Abstract

During the summer of 1994 a glaciometeorological experiment was carried out on the Pasterze (a glacier in Austria). This paper reports on the data from six energy‐balance stations ranging in altitude from 2075 to 3225 m above sea level (asl). The wind regime was dominated by the glacier wind. On the tongue, directional constancies ranged between 0.94 and 0.97. Mean 2 m wind speed and specifie humidity were almost constant along the glacier. The variation in the 2 m temperature along the glacier cannot be described by the usually assumed constant decrease with elevation. On the tongue the 2 m temperature even increased with elevation.

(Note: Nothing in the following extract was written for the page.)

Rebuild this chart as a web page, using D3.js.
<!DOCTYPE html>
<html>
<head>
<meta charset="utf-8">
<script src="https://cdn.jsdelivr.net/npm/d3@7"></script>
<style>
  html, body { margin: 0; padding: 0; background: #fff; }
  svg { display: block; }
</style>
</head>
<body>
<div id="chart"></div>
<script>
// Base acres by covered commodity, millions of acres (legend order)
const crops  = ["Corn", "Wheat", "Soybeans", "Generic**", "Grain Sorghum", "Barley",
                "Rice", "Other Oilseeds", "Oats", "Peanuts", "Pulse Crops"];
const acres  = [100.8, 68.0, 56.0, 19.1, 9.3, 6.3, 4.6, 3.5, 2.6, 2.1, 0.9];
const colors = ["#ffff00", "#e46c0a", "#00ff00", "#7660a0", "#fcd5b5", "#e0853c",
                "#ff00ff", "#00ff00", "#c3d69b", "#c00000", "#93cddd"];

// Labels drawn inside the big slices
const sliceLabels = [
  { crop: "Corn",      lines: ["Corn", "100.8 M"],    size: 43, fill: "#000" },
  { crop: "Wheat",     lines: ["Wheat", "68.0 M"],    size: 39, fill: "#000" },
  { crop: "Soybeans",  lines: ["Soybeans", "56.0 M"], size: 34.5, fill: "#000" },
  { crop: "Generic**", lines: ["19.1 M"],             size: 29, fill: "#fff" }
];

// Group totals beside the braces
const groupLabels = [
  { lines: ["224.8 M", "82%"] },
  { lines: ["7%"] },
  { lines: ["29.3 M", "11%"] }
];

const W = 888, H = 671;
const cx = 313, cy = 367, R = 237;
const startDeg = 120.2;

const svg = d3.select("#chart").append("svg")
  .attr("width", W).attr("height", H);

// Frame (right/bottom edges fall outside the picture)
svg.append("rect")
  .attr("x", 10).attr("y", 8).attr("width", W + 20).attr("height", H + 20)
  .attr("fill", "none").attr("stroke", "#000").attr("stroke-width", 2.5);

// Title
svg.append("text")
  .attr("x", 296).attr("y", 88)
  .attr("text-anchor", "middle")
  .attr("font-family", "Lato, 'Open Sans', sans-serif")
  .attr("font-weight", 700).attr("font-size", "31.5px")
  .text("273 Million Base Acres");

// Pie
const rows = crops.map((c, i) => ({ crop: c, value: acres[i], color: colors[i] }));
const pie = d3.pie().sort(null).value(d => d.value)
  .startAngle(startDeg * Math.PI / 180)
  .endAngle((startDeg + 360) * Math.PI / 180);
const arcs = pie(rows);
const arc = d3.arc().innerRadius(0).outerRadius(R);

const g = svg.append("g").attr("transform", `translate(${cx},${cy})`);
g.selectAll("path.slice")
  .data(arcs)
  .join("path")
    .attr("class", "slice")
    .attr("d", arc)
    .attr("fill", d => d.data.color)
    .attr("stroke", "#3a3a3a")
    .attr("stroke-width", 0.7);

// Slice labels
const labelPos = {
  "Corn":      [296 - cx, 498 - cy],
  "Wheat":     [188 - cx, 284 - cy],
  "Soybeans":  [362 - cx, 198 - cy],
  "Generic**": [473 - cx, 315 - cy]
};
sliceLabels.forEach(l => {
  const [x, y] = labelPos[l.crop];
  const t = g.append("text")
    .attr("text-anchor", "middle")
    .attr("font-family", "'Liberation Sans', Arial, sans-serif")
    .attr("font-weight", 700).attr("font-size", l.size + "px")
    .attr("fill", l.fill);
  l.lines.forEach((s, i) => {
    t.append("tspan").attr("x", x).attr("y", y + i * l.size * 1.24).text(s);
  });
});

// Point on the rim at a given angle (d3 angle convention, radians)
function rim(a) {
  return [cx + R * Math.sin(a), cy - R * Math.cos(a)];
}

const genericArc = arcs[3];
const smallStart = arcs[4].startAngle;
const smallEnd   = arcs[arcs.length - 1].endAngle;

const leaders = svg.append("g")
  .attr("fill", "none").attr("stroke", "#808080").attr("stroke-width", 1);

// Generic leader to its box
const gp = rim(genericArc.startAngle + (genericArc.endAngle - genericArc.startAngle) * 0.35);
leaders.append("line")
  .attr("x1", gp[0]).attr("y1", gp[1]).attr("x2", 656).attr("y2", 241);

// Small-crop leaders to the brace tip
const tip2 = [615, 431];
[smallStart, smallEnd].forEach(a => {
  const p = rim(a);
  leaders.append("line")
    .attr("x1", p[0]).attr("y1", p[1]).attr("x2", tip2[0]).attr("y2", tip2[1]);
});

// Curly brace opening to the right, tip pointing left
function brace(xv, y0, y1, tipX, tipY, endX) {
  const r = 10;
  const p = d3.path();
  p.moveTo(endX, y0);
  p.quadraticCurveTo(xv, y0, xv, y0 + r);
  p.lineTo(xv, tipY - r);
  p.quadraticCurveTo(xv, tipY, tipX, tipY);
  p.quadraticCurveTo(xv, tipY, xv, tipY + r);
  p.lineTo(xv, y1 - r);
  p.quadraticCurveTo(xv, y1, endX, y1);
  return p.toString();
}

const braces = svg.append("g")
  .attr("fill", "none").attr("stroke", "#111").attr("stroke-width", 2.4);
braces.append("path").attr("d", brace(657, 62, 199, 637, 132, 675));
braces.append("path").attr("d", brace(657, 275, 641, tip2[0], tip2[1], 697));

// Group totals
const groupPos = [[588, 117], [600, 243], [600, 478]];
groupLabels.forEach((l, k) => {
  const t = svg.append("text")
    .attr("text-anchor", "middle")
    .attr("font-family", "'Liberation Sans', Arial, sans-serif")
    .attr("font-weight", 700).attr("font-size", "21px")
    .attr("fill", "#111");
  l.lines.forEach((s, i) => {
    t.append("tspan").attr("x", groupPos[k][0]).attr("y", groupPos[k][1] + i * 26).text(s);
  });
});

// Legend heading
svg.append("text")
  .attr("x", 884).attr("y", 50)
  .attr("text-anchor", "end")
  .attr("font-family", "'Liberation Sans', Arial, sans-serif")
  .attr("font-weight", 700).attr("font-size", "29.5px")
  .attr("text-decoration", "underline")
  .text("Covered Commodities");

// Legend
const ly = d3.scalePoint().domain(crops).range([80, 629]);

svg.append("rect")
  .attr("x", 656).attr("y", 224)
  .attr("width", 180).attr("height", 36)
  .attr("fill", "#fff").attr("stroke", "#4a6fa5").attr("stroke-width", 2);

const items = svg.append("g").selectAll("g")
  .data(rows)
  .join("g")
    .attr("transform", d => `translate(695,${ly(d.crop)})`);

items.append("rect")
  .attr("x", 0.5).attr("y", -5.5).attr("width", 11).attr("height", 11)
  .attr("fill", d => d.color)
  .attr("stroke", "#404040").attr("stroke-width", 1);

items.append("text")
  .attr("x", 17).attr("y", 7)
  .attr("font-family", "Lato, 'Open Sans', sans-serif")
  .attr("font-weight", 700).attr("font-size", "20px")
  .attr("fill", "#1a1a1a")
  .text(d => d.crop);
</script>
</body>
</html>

A much better description of the temperature distribution is given by a linear relation between the potential temperature and the distance along the flow line. This can be understood from a simple thermodynamic analysis of the glacier‐wind layer. It is further shown that changes in clear‐sky global radiation with elevation are due mainly to changes in local albedo and relief and hardly at all to changes in absolute optical path length and atmospheric water vapor and aerosol content. On the tongue the laterally averaged ice albedo is almost constant with elevation. The flux of incoming long‐wave radiation during clear‐sky conditions at U2 (2310 m asl) was 48 W/m 2 higher than the flux at U5 (3225 m asl), on average. More than half of the difference was due to systematic differences in the shape of the temperature profile (probably the inversion depth is larger at U2). The rest can be ascribed to higher 2 m temperatures and larger amounts of upper hemisphere slopes at U2. The distributions of the meteorological variables and the parameterizations described in this paper might be incorporated in surface energy‐balance models designed to simulate the surface mass balance.